Was allerdings bei dieser Rechnung scheinbar außer Acht gelassen wird ist, dass diese Regelung heute schon viele Menschen vor Probleme stellt, nämlich alle die gerade keinen Parkplatz suchen, und darüber hinaus in den letzten Jahren komplett aus dem Ruder gelaufen zu sein scheint.
Betrachtet man die Entwicklung dieser letzten 20 Jahre, so lässt sich allein anhand von Zahlen belegen, wie sehr sich das „Parkdruck“-Problem verschärft hat: Die Stadt ist gewachsen, es leben knapp 45.000 Menschen mehr in Münster, die Zulassungszahlen von Pkw steigen, die Autos werden zudem immer größer und breiter.

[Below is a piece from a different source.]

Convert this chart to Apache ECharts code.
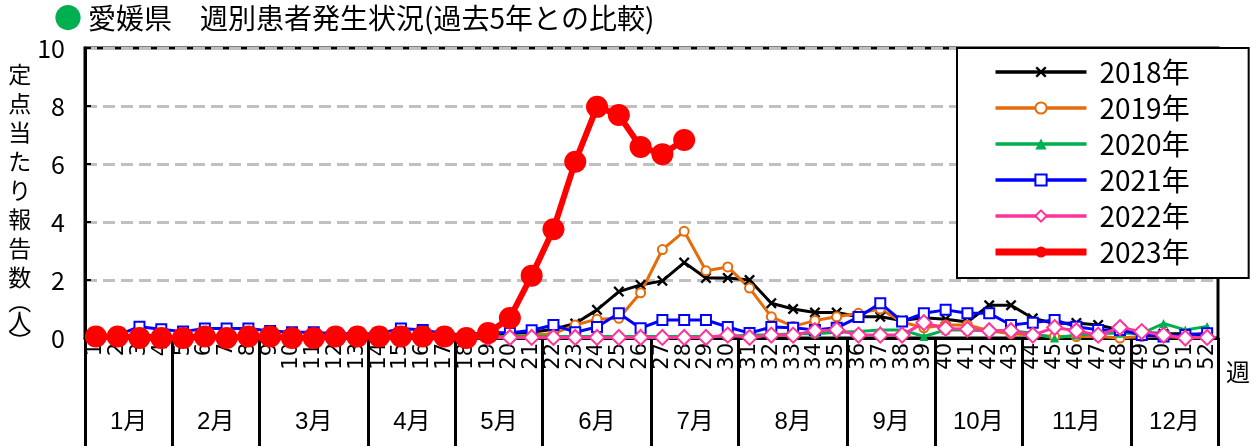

SUV haben inzwischen den höchsten Marktanteil und sind auch auf unseren Straßen immer häufiger anzutreffen. Gleichzeitig bleibt der verfügbare Straßenraum hingegen gleich. Das Konzept des geduldeten und kostenlosen (!) Gehwegparkens in einzelnen Bereichen, welches unter damaligen Rahmenbedingungen noch funktioniert haben mag, ist längst zu einem flächendeckenden und legalisierten Park-doch-wo-du-willst geworden. Mit dem Broken-Window-Effekt sind nach und nach die Gehwege ganzer Straßenzüge und Viertel durch das Gewohnheitsrecht zu scheinbar regulären Parkplätzen geworden, bei denen auch niemand mehr nachmisst, ob die 1 m Restbreite noch gewährleistet ist.
Wer hat den Schaden?
Kinder bis zum 8. Lebensjahr müssen mit dem Rad auf dem Gehweg fahren, werden aber häufig durch Gehwegparker für die auf der Straße radelnden Eltern und den sonstigen Verkehr unsichtbar. Vor allem wenn diese dann in Kreuzungsbereichen „plötzlich“ auftauchen, kommt es zu brenzlichen Situationen. Schlimmer wird es nur noch, wenn sogar die Kreuzungsbereiche (s. Bild) auch kurzerhand zur Parkfläche werden. Nicht nur problematisch, sondern ebenfalls gefährlich wird es da, wo so wenig Platz bleibt, dass Fußgänger gezwungen sind auf den Radweg oder die Straße auszuweichen. Wer einen Kinderwagen schiebt oder auf Rollstuhl und Rollator angewiesen ist, gerät in Konflikte mit Radfahrern und Autos. Weiteres Gefahrenpotential entsteht durch das unachtsame Öffnen von Autotüren, die nicht selten über den gesamten Radweg reichen, wenn rechts davon auf dem Gehweg geparkt wird. Nach Aussage Weihermanns, gelte diese Regelung nicht in der Nähe von Altenheimen und Schulen und geparkte Autos dürften keine Behinderung darstellen. Die Tatsache, dass beides nicht der Realität entspricht, müssen täglich tausende Verkehrsteilnehmer hinnnehmen. Das unten stehende Bild beispielsweise zeigt die Situation direkt gegenüber der Erna-de-Fries Schule an der Hammer Straße.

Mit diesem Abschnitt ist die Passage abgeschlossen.